Metamorphosis: Titian 2012 - A unique collaboration with The Royal Ballet
‘Metamorphosis: Titian 2012’ - featuring new work by Chris Ofili, Conrad Shawcross and Mark Wallinger.
This multi-arts project, part of the Cultural Olympiad's London 2012 Festival, will draw on the powerful stories of change found in Titian’s masterpieces, revealing how these spectacular paintings continue to inspire living artists.
A multi-faceted experience celebrating British creativity across the arts, ‘Metamorphosis: Titian 2012’ brings together a group of specially commissioned works responding to three of Titian’s paintings – Diana and Actaeon, The Death of Actaeon and the recently acquired Diana and Callisto – which depict stories from Ovid’s epic poem ‘Metamorphoses’.
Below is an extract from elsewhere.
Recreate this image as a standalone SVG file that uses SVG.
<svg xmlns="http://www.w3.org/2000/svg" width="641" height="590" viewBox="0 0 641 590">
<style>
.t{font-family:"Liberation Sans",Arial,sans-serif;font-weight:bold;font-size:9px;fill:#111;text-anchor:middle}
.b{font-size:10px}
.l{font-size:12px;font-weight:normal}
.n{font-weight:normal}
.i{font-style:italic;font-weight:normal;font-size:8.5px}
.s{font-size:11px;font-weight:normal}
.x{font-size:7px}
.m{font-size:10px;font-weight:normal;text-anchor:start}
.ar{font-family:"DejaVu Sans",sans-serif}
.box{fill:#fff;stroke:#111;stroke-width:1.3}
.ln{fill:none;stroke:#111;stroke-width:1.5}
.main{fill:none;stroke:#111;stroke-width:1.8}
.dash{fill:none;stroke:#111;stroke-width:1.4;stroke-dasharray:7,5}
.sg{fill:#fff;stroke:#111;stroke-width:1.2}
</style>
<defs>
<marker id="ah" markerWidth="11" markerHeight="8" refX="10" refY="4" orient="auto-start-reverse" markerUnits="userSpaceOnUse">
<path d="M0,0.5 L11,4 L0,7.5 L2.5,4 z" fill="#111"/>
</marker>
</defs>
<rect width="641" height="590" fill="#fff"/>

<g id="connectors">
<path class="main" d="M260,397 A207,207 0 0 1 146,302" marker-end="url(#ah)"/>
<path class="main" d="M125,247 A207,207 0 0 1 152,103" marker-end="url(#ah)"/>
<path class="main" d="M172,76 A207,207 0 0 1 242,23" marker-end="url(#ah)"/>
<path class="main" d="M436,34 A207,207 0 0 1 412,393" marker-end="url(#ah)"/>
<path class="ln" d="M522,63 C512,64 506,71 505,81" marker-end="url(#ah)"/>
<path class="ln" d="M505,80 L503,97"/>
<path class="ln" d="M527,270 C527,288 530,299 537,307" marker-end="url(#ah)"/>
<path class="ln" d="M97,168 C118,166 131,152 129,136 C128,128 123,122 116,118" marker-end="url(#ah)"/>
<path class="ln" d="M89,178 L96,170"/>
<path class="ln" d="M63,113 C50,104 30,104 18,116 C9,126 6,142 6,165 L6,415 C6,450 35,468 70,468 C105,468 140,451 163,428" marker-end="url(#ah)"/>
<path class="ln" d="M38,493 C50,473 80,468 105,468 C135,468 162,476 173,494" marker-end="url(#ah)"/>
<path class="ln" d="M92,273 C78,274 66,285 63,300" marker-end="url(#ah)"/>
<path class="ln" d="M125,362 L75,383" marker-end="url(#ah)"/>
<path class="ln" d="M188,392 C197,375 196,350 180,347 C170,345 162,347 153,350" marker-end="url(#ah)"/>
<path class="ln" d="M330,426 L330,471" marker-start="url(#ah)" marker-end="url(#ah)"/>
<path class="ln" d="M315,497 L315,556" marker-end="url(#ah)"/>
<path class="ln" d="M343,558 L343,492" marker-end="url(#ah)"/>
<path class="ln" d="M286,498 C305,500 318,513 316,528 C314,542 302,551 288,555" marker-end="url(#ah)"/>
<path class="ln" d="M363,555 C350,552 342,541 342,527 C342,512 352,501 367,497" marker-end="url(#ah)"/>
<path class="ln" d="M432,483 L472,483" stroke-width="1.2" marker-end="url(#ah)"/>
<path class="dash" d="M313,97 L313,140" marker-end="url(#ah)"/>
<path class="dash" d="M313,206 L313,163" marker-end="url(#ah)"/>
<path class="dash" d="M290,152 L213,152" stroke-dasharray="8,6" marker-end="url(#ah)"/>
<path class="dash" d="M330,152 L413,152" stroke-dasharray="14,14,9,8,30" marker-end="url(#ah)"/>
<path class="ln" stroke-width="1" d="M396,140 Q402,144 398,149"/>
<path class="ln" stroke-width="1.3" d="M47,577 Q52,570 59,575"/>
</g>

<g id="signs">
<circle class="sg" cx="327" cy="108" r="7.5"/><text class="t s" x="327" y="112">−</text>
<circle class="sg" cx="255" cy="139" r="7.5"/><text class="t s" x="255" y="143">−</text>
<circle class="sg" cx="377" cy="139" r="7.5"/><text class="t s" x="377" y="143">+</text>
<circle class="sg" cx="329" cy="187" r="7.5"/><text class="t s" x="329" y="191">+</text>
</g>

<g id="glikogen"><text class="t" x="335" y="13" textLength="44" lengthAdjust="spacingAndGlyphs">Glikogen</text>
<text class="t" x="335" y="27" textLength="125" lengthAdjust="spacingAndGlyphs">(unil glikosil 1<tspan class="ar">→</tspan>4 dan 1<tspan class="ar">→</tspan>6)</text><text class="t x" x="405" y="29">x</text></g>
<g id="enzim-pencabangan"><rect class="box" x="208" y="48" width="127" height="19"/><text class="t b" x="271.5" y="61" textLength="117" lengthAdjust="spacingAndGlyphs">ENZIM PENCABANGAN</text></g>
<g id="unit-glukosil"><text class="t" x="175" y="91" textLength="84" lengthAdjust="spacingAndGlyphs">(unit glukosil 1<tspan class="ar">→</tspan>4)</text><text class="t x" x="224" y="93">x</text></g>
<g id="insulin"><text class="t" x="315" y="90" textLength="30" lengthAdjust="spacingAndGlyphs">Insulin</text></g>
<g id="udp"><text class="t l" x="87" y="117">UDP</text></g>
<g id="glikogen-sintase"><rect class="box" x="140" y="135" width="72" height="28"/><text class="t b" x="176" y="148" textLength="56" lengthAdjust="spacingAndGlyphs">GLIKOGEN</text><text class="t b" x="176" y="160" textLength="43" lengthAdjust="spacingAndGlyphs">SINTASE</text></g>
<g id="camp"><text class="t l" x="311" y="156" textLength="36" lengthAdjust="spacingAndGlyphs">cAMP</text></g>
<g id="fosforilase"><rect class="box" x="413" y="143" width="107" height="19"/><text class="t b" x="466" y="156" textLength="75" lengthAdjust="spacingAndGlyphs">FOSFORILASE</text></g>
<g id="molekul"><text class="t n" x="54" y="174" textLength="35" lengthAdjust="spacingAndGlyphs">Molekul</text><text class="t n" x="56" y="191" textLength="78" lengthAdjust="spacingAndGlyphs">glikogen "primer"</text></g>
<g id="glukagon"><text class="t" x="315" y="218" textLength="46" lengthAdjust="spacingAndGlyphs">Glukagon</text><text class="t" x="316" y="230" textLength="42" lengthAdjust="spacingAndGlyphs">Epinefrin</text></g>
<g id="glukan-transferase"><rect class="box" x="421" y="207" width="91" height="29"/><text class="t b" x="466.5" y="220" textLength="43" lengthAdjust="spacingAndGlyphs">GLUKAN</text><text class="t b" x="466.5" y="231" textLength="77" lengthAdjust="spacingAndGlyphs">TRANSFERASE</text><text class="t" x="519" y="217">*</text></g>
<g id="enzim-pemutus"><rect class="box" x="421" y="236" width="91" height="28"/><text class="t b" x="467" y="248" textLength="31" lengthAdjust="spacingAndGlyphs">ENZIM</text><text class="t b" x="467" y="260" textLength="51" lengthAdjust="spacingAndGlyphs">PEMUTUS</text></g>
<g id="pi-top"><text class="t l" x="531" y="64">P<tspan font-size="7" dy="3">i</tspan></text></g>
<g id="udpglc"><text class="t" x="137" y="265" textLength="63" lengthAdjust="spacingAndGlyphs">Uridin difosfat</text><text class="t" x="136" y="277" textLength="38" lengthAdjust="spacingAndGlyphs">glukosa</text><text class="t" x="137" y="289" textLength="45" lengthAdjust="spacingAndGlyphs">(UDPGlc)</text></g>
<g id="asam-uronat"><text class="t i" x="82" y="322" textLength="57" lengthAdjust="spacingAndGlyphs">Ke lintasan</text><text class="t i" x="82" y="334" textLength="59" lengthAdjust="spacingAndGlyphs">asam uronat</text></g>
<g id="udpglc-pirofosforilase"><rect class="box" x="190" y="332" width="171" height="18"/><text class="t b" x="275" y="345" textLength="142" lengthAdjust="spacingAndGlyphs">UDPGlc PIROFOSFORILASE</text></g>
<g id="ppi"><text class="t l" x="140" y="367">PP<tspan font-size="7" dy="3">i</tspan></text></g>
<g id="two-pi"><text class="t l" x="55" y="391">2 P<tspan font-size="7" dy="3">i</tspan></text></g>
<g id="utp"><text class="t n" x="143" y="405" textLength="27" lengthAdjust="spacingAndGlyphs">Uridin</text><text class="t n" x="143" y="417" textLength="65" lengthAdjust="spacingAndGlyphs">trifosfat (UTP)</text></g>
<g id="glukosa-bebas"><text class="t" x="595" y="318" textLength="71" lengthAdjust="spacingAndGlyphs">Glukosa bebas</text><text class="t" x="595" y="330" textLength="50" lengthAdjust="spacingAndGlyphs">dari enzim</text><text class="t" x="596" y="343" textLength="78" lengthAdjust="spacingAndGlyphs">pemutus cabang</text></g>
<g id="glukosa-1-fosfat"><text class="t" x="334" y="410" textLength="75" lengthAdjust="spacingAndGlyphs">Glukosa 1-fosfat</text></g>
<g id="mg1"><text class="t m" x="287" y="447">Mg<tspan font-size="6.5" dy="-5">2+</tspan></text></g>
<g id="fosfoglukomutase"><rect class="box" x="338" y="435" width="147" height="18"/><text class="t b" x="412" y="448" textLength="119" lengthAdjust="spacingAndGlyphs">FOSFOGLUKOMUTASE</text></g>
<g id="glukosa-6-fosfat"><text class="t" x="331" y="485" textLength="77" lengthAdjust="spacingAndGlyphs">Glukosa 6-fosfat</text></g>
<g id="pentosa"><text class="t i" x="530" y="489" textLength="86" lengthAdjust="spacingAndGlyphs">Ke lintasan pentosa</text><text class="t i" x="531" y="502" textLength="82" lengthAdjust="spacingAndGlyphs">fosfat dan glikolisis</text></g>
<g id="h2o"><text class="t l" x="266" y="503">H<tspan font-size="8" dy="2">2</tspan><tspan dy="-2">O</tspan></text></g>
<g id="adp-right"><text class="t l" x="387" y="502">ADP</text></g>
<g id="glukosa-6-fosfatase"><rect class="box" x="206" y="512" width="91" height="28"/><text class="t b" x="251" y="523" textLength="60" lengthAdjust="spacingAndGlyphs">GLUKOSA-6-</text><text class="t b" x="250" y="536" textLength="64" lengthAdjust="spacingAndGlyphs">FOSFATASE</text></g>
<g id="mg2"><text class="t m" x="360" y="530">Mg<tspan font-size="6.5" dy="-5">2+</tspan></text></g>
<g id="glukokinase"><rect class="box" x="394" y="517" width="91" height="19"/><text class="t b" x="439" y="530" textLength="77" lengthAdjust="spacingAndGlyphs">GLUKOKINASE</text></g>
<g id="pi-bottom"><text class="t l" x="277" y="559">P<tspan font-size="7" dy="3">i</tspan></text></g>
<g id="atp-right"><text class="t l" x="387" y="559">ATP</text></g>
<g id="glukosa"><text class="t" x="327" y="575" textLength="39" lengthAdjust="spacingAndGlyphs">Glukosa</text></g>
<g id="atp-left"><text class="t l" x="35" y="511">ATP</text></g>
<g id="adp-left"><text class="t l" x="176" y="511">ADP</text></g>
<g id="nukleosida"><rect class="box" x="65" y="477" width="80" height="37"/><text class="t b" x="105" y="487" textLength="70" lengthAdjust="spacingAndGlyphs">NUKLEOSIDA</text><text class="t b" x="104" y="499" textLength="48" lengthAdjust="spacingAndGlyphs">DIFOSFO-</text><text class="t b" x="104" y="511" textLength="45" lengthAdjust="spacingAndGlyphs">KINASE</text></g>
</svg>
Contemporary artists Chris Ofili, Conrad Shawcross and Mark Wallinger will be creating new work for the exhibition at the National Gallery. The display, which includes sets and costumes for three new ballets at The Royal Opera House, will reveal how they have responded to Titian’s masterpieces.
Choreographers, composers and dancers
Top British choreographers, dancers and composers have collaborated with the artists to create an evening of three new works, performed at The Royal Opera House by The Royal Ballet in July 2012.
On 16 July the performance will be simultaneously relayed on a large screen in Trafalgar Square and to 18 other venues across the UK, from Aberdeen to Bristol and Swansea to Norwich.
Leading poets including Carol Ann Duffy, Seamus Heaney and Simon Armitage have been commissioned by the National Gallery to respond to Ovid’s text and Titian’s paintings. Discover how they have been inspired in the accompanying publication.
Roman poet Ovid’s (43 BC–17 AD) 15 book poem was written in Latin and features the story of Diana, which inspired Titian's three great paintings.
Based on the theme of 'change' ('Metamorphoses' means 'transformations' in Greek), these mythical tales were as renowned in Titian's day as Bible stories, and were a popular source of inspiration for many Renaissance artists.